The Obama Foundation has announced the commissioning of ten additional artists to create original works for the Obama Presidential Center in Chicago, which is set to open in spring 2026. The new lineup includes prominent artists Nick Cave, Nekisha Durrett, Jenny Holzer, Jules Julien, Idris Khan, Aliza Nisenbaum, Jack Pierson, Alison Saar, Kiki Smith, and Marie Watt, who will produce nine new site-specific pieces for the facility.
"President and Mrs Obama have always believed in the ability of artists to help us see our common humanity and imagine a more just future," said Valerie Jarrett, the chief executive of the Obama Foundation, in a statement. "These extraordinary commissions will not only enrich the Obama Presidential Center, but they will also invite every visitor to feel inspired, respected and connected."
Many of the newly commissioned works will use small individual elements as the foundation for monumental installations, serving as an allegory for democracy and emphasizing how individual people come together to form a larger whole. Several pieces also draw inspiration from significant historical moments, particularly those from the Civil Rights era in the United States.

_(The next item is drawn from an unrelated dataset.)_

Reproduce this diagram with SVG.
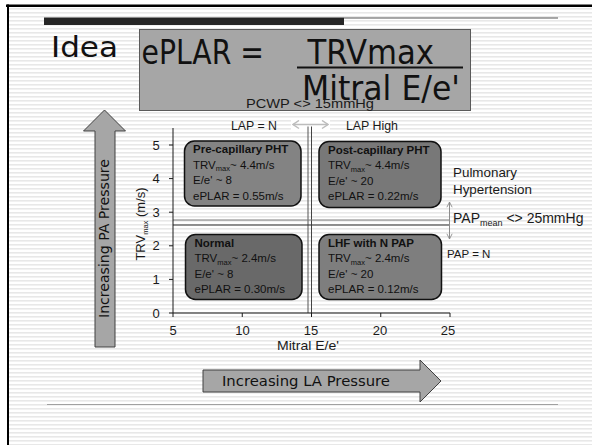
<svg xmlns="http://www.w3.org/2000/svg" width="592" height="445" viewBox="0 0 592 445">
<defs>
<pattern id="stripes" width="4" height="4" patternUnits="userSpaceOnUse">
<rect width="4" height="4" fill="#ffffff"/>
<rect y="0" width="4" height="1.6" fill="#e8e8e8"/>
</pattern>
<marker id="headLight" viewBox="0 0 8 10" refX="7" refY="5" markerWidth="8" markerHeight="10" markerUnits="userSpaceOnUse" orient="auto-start-reverse">
<path d="M1,1 L7,5 L1,9" fill="none" stroke="#bdbdbd" stroke-width="1.5"/>
</marker>
<marker id="headGray" viewBox="0 0 8 8" refX="7" refY="4" markerWidth="7" markerHeight="7" markerUnits="userSpaceOnUse" orient="auto-start-reverse">
<path d="M1,1 L7,4 L1,7" fill="none" stroke="#8c8c8c" stroke-width="1"/>
</marker>
</defs>
<style>
.sans{font-family:"Liberation Sans",Arial,sans-serif;fill:#1a1a1a}
.tah{font-family:"DejaVu Sans",Verdana,sans-serif;fill:#111}
.box{stroke:#111;stroke-width:1.5}
.bt{font-family:"Liberation Sans",Arial,sans-serif;font-size:11.5px;fill:#111}
.b{font-weight:bold}
.sub{font-size:7.5px}
.big{fill:#a6a6a6;stroke:#404040;stroke-width:1}
.ax{stroke:#1a1a1a;stroke-width:1;fill:none}
.tk{font-family:"Liberation Sans",Arial,sans-serif;font-size:13px;fill:#1a1a1a;text-anchor:middle}
</style>

<!-- background -->
<rect x="0" y="0" width="592" height="445" fill="#ffffff"/>
<rect x="9" y="7" width="583" height="438" fill="url(#stripes)"/>
<rect x="6" y="4.5" width="586" height="2.5" fill="#000"/>
<rect x="7" y="4.5" width="2" height="440.5" fill="#000"/>
<rect x="44" y="17.5" width="300" height="7.5" fill="#262626"/>
<line x1="344" y1="18" x2="558" y2="18" stroke="#555" stroke-width="1"/>
<line x1="47" y1="404.5" x2="558" y2="404.5" stroke="#a0a0a0" stroke-width="1"/>

<g id="title">
<text class="tah" x="51" y="57" font-size="29" textLength="67" lengthAdjust="spacingAndGlyphs">Idea</text>
</g>

<g id="formula">
<rect x="139.5" y="29.5" width="331" height="81" fill="#a6a6a6" stroke="#5a5a5a" stroke-width="1"/>
<text class="tah" x="141.5" y="64" font-size="33" textLength="122.5" lengthAdjust="spacingAndGlyphs">ePLAR =</text>
<text class="tah" x="307.5" y="64" font-size="33" textLength="126.5" lengthAdjust="spacingAndGlyphs">TRVmax</text>
<line x1="297" y1="67.5" x2="463" y2="67.5" stroke="#111" stroke-width="2"/>
<text class="tah" x="302" y="100" font-size="33" textLength="158" lengthAdjust="spacingAndGlyphs">Mitral E/e'</text>
</g>

<g id="pcwp-label">
<text class="sans" x="246" y="107.5" font-size="13" fill="#262626" textLength="128" lengthAdjust="spacingAndGlyphs">PCWP &lt;&gt; 15mmHg</text>
</g>
<g id="lap-n-label"><text class="sans" x="231" y="129.5" font-size="12" textLength="46" lengthAdjust="spacingAndGlyphs">LAP = N</text></g>
<g id="lap-high-label"><text class="sans" x="346" y="129.5" font-size="12" textLength="52" lengthAdjust="spacingAndGlyphs">LAP High</text></g>

<g id="connectors">
<!-- LAP double arrow -->
<rect x="291" y="119" width="39" height="12" fill="#ffffff"/>
<line x1="293" y1="124.5" x2="328" y2="124.5" stroke="#bdbdbd" stroke-width="1.5" marker-start="url(#headLight)" marker-end="url(#headLight)"/>
<!-- vertical divider -->
<line x1="308" y1="126.5" x2="308" y2="313" stroke="#555" stroke-width="1"/>
<line x1="311.5" y1="126.5" x2="311.5" y2="313" stroke="#444" stroke-width="1"/>
<!-- horizontal divider -->
<line x1="173" y1="220" x2="449" y2="220" stroke="#7a7a7a" stroke-width="1"/>
<line x1="173" y1="225" x2="449" y2="225" stroke="#333" stroke-width="1"/>
<!-- PAP double arrow -->
<line x1="449.5" y1="202" x2="449.5" y2="239" stroke="#8c8c8c" stroke-width="1" marker-start="url(#headGray)" marker-end="url(#headGray)"/>
<!-- axes -->
<path class="ax" d="M173,128 V313 H450"/>
<path class="ax" d="M169,145 H173 M169,178.6 H173 M169,212.2 H173 M169,245.8 H173 M169,279.4 H173 M169,313 H173"/>
<path class="ax" d="M173,313 V317 M242.25,313 V317 M311.5,313 V317 M380.75,313 V317 M450,313 V317"/>
</g>

<g id="y-axis-labels">
<text class="tk" x="156" y="149.5">5</text>
<text class="tk" x="156" y="183">4</text>
<text class="tk" x="156" y="216.5">3</text>
<text class="tk" x="156" y="250">2</text>
<text class="tk" x="156" y="284">1</text>
<text class="tk" x="156" y="317.5">0</text>
<text class="sans" font-size="13" text-anchor="middle" transform="translate(145,224) rotate(-90)">TRV<tspan class="sub" font-size="8" dy="2.5">max</tspan><tspan dy="-2.5"> (m/s)</tspan></text>
</g>

<g id="x-axis-labels">
<text class="tk" x="173" y="335">5</text>
<text class="tk" x="242.5" y="335">10</text>
<text class="tk" x="311" y="335">15</text>
<text class="tk" x="380" y="335">20</text>
<text class="tk" x="448" y="335">25</text>
<text class="tk" x="308" y="350" textLength="62" lengthAdjust="spacingAndGlyphs">Mitral E/e'</text>
</g>

<g id="pre-capillary">
<rect class="box" x="184.5" y="141" width="116.5" height="65" rx="10" fill="#838383"/>
<text class="bt b" x="193" y="153">Pre-capillary PHT</text>
<text class="bt" x="193" y="168.5">TRV<tspan class="sub" dy="2.5">max</tspan><tspan dy="-2.5">~ 4.4m/s</tspan></text>
<text class="bt" x="193" y="184">E/e' ~ 8</text>
<text class="bt" x="193" y="199.5">ePLAR = 0.55m/s</text>
</g>

<g id="post-capillary">
<rect class="box" x="319" y="141.5" width="122" height="66" rx="10" fill="#787878"/>
<text class="bt b" x="328" y="153.5">Post-capillary PHT</text>
<text class="bt" x="328" y="169">TRV<tspan class="sub" dy="2.5">max</tspan><tspan dy="-2.5">~ 4.4m/s</tspan></text>
<text class="bt" x="328" y="184.5">E/e' ~ 20</text>
<text class="bt" x="328" y="200">ePLAR = 0.22m/s</text>
</g>

<g id="normal">
<rect class="box" x="185.5" y="234.5" width="116.5" height="65" rx="10" fill="#696969"/>
<text class="bt b" x="194.5" y="246.5">Normal</text>
<text class="bt" x="194.5" y="262">TRV<tspan class="sub" dy="2.5">max</tspan><tspan dy="-2.5">~ 2.4m/s</tspan></text>
<text class="bt" x="194.5" y="277.5">E/e' ~ 8</text>
<text class="bt" x="194.5" y="293">ePLAR = 0.30m/s</text>
</g>

<g id="lhf-normal-pap">
<rect class="box" x="319" y="234.5" width="122.5" height="65" rx="10" fill="#7e7e7e"/>
<text class="bt b" x="328" y="246.5">LHF with N PAP</text>
<text class="bt" x="328" y="262">TRV<tspan class="sub" dy="2.5">max</tspan><tspan dy="-2.5">~ 2.4m/s</tspan></text>
<text class="bt" x="328" y="277.5">E/e' ~ 20</text>
<text class="bt" x="328" y="293">ePLAR = 0.12m/s</text>
</g>

<g id="ph-label">
<text class="sans" x="453" y="177" font-size="13.4">Pulmonary</text>
<text class="sans" x="453" y="194" font-size="13.4">Hypertension</text>
</g>
<g id="pap-mean-label">
<text class="sans" x="453" y="223" font-size="14">PAP<tspan font-size="9" dy="3">mean</tspan><tspan dy="-3"> &lt;&gt; 25mmHg</tspan></text>
</g>
<g id="pap-n-label">
<text class="sans" x="447" y="258" font-size="11.5">PAP = N</text>
</g>

<g id="pa-pressure-arrow">
<path class="big" d="M95,347 V131 H83.5 L104.5,110 L125.5,131 H115 V347 Z"/>
<text class="tah" font-size="14" fill="#1a1a1a" text-anchor="middle" transform="translate(109,238.5) rotate(-90)" textLength="159" lengthAdjust="spacingAndGlyphs">Increasing PA Pressure</text>
</g>

<g id="la-pressure-arrow">
<path class="big" d="M203,370 H420 V360 L441,381 L420,402 V392 H203 Z"/>
<text class="tah" x="222" y="386" font-size="14.5" fill="#1a1a1a" textLength="168" lengthAdjust="spacingAndGlyphs">Increasing LA Pressure</text>
</g>
</svg>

In their first collaborative effort, Cave and Watt will create a large-scale installation featuring beaded nets and sculptural jingle elements that combine Indigenous and Black artistic traditions. Julien will develop a mural composed of tiny dots that explores themes of collective action and democracy. Durrett plans to reimagine Harriet Tubman's shawl using thousands of ceramic tiles as her medium.
Khan's contribution will be a ceiling installation featuring hundreds of hand-stamped words taken from President Obama's 2015 speech commemorating the 50th anniversary of the Civil Rights protest marches from Selma to Montgomery in Alabama. Holzer will create a memorial to the Freedom Riders—Civil Rights activists who rode integrated buses through the Deep South in 1961 in defiance of local segregation laws—using redacted FBI files as her source material.

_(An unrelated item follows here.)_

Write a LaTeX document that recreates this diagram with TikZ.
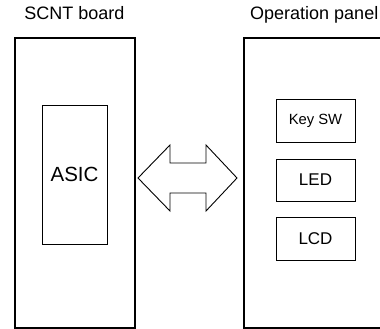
\documentclass[tikz,border=0pt]{standalone}
\usepackage{fontspec}
\setmainfont{Liberation Sans}
\begin{document}
\begin{tikzpicture}[x=1pt,y=-1pt,
  board/.style={draw, line width=2pt},
  part/.style={draw, line width=0.9pt, inner sep=0pt},
  lbl/.style={font=\fontsize{18}{21}\selectfont, anchor=base, inner sep=0pt}]
\useasboundingbox (0,0) rectangle (380,329);
\clip (0,0) rectangle (380,329);
% boards
\draw[board] (14.5,38) rectangle (135,327.5);
\draw[board] (244,38) rectangle (395,327.5);
\node[lbl] (t1) at (74.5,20) {SCNT board};
\node[lbl, anchor=base west] (t2) at (250,20) {Operation panel};
% ASIC
\node[part, minimum width=65pt, minimum height=139pt,
  font=\fontsize{20.5}{23}\selectfont] (asic) at (74.5,174.5) {ASIC};
% panel parts
\node[part, minimum width=79pt, minimum height=43pt,
  font=\fontsize{14.8}{17}\selectfont] (key) at (315.5,120.5) {Key SW};
\node[part, minimum width=79pt, minimum height=42pt,
  font=\fontsize{17}{20}\selectfont] (led) at (315.5,180) {LED};
\node[part, minimum width=79pt, minimum height=43pt,
  font=\fontsize{17}{20}\selectfont] (lcd) at (315.5,238.5) {LCD};
% double arrow
\coordinate (lt) at (138,178);
\coordinate (rt) at (237,178);
\draw[line width=0.9pt, line join=miter]
  (lt) -- (170,145) -- (170,163) -- (206,163) -- (206,145) -- (rt)
  -- (206,211) -- (206,193) -- (170,193) -- (170,211) -- cycle;
\end{tikzpicture}
\end{document}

Other commissioned works will address more universal themes and subjects. Smith will create her largest bronze sculpture to date, depicting the moon and stars in an ambitious celestial installation. Pierson will construct a sculpture spelling out "hope," one of Obama's signature campaign slogans, using found letters. Nisenbaum will paint a mural celebrating civic life specifically for the center's new public library space. Meanwhile, Saar will produce a bronze sculpture that draws inspiration from both the Statue of Liberty and the Chicago blues tradition.
"Each of these commissions is a meditation on civic life," explained Louise Bernard, the founding director of the Obama Presidential Center Museum, in a statement. "From the intimacy of painting to the scale of public sculpture, these works speak to themes at the heart of the center: resilience, memory, identity and hope. Together, they create a deeply textured cultural landscape that reflects our past, animates the present and gestures towards the future."
The Obama Foundation had previously commissioned works from artists Lindsay Adams, Spencer Finch, Richard Hunt, Maya Lin, and Julie Mehretu for the Presidential Center. Mehretu's contribution stands as arguably the most prominent feature—an 83-foot-tall abstract painted-glass window that climbs up one side of the building. Additional commission announcements are expected as the center's opening date approaches.